Scan the records below for the line with "Give me the" and the line with "55.0, 64.2, 73.4]", and retype that range exactly, both ends included, pictures excepted.

▶

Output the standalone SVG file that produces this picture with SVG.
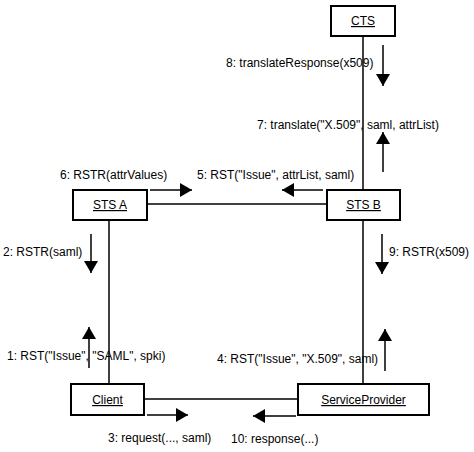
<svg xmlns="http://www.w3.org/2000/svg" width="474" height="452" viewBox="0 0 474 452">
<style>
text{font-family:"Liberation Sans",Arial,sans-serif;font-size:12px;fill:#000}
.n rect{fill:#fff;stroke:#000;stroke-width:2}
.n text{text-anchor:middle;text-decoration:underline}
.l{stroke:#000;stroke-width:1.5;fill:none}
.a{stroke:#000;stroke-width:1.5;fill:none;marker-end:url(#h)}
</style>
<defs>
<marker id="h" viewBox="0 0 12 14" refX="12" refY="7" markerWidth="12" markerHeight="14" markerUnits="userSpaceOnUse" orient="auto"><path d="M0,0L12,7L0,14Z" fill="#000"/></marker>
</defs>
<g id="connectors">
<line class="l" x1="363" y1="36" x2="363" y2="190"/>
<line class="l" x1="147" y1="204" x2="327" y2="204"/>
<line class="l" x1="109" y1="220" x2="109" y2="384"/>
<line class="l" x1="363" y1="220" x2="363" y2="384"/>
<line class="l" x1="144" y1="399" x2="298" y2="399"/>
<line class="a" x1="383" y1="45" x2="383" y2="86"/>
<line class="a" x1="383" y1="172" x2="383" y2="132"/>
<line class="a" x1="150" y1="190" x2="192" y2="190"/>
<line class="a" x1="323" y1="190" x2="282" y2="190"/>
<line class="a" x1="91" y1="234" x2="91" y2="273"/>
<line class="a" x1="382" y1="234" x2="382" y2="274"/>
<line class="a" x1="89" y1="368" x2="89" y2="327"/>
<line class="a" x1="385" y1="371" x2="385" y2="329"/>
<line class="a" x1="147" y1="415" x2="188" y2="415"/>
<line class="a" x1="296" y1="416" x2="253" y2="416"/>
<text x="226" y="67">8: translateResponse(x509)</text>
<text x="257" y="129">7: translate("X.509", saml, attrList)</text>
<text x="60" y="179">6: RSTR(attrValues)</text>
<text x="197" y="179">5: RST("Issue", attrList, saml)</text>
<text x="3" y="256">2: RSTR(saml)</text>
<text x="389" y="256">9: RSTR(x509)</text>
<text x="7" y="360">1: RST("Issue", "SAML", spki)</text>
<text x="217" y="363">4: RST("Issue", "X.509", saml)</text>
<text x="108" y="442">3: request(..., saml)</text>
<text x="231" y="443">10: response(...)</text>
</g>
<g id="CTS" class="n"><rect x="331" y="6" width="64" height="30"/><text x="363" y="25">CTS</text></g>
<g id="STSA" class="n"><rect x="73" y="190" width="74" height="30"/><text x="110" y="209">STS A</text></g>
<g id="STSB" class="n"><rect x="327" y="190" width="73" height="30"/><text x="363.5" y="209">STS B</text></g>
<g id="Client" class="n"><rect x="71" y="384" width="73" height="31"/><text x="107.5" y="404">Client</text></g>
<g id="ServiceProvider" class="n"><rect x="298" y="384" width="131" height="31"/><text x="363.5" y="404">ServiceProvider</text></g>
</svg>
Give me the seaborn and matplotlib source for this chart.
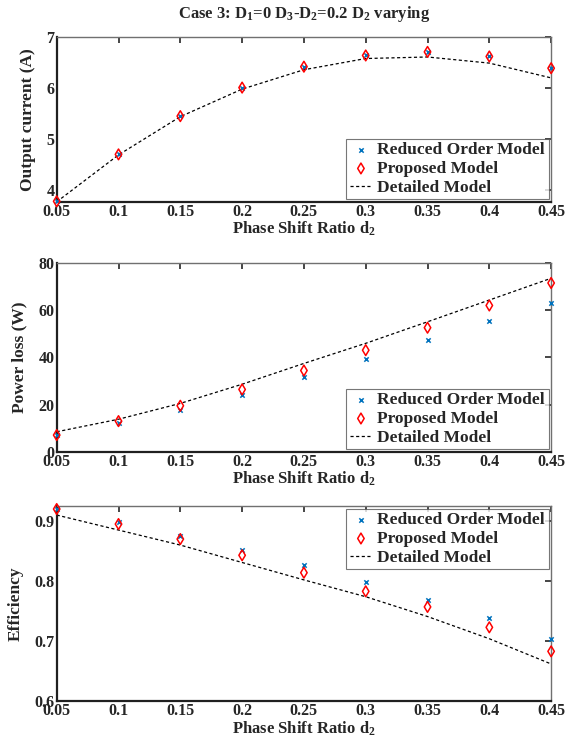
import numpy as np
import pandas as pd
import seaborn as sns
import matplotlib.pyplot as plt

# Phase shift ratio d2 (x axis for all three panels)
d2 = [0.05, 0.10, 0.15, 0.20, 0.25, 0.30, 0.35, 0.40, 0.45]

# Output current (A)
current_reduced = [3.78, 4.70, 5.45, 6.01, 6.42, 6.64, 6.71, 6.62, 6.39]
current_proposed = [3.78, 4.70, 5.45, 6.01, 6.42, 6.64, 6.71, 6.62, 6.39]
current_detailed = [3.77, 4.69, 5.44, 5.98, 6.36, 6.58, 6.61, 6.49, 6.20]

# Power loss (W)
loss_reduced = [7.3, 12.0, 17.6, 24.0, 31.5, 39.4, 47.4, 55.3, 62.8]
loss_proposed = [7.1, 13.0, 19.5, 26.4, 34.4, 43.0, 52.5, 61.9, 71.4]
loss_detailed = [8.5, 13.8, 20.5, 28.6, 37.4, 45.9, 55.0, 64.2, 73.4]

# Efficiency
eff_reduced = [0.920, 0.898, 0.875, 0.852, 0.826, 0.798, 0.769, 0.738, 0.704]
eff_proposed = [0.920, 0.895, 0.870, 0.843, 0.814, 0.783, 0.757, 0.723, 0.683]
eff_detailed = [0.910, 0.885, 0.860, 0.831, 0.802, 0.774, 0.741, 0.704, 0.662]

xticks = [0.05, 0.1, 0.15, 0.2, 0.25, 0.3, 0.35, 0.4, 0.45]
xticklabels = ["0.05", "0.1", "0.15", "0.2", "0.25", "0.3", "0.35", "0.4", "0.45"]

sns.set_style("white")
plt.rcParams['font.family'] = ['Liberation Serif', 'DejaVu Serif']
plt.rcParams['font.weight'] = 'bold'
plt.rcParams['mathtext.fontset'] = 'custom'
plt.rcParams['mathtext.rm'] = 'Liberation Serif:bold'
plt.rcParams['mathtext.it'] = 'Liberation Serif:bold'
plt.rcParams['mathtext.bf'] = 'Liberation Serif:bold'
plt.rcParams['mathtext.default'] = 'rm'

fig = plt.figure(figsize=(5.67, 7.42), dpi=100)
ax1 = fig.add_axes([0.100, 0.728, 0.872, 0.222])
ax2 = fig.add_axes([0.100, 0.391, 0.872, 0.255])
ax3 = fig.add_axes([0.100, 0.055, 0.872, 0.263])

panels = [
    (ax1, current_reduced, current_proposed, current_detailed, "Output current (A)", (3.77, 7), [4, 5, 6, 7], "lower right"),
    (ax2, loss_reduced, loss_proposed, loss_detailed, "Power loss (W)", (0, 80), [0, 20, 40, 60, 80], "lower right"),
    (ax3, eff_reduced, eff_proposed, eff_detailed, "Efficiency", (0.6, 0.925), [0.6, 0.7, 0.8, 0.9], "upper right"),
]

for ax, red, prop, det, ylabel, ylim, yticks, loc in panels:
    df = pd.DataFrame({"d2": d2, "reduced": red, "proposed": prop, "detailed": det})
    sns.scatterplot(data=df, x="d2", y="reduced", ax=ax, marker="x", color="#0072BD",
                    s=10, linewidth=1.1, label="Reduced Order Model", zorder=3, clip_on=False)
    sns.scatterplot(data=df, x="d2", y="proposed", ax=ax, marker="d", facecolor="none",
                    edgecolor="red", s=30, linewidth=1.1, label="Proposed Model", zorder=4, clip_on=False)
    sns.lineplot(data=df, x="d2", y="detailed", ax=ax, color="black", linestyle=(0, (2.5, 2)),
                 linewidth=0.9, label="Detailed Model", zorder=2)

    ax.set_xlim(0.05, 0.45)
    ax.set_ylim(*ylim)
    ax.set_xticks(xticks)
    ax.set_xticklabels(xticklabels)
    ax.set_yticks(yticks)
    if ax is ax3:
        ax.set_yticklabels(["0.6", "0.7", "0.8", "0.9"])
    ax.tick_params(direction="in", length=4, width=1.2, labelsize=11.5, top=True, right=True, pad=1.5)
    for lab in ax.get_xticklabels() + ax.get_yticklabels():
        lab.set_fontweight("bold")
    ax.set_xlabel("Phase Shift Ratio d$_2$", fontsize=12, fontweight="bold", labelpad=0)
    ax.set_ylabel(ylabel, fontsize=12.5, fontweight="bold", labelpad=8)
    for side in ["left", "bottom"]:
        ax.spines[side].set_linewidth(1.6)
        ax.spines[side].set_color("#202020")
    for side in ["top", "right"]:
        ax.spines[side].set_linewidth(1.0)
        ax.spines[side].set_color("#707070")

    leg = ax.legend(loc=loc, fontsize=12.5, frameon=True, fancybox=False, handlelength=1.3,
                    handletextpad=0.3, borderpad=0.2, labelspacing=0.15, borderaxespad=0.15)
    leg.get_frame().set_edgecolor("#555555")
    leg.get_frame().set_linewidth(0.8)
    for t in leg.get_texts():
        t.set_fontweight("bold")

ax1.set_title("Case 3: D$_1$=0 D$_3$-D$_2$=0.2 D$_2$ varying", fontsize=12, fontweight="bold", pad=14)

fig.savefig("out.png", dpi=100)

◀

> SOLUTION TO THE PROBLEM
Give me the seaborn and matplotlib source for this chart.
import numpy as np
import pandas as pd
import seaborn as sns
import matplotlib.pyplot as plt

# Phase shift ratio d2 (x axis for all three panels)
d2 = [0.05, 0.10, 0.15, 0.20, 0.25, 0.30, 0.35, 0.40, 0.45]

# Output current (A)
current_reduced = [3.78, 4.70, 5.45, 6.01, 6.42, 6.64, 6.71, 6.62, 6.39]
current_proposed = [3.78, 4.70, 5.45, 6.01, 6.42, 6.64, 6.71, 6.62, 6.39]
current_detailed = [3.77, 4.69, 5.44, 5.98, 6.36, 6.58, 6.61, 6.49, 6.20]

# Power loss (W)
loss_reduced = [7.3, 12.0, 17.6, 24.0, 31.5, 39.4, 47.4, 55.3, 62.8]
loss_proposed = [7.1, 13.0, 19.5, 26.4, 34.4, 43.0, 52.5, 61.9, 71.4]
loss_detailed = [8.5, 13.8, 20.5, 28.6, 37.4, 45.9, 55.0, 64.2, 73.4]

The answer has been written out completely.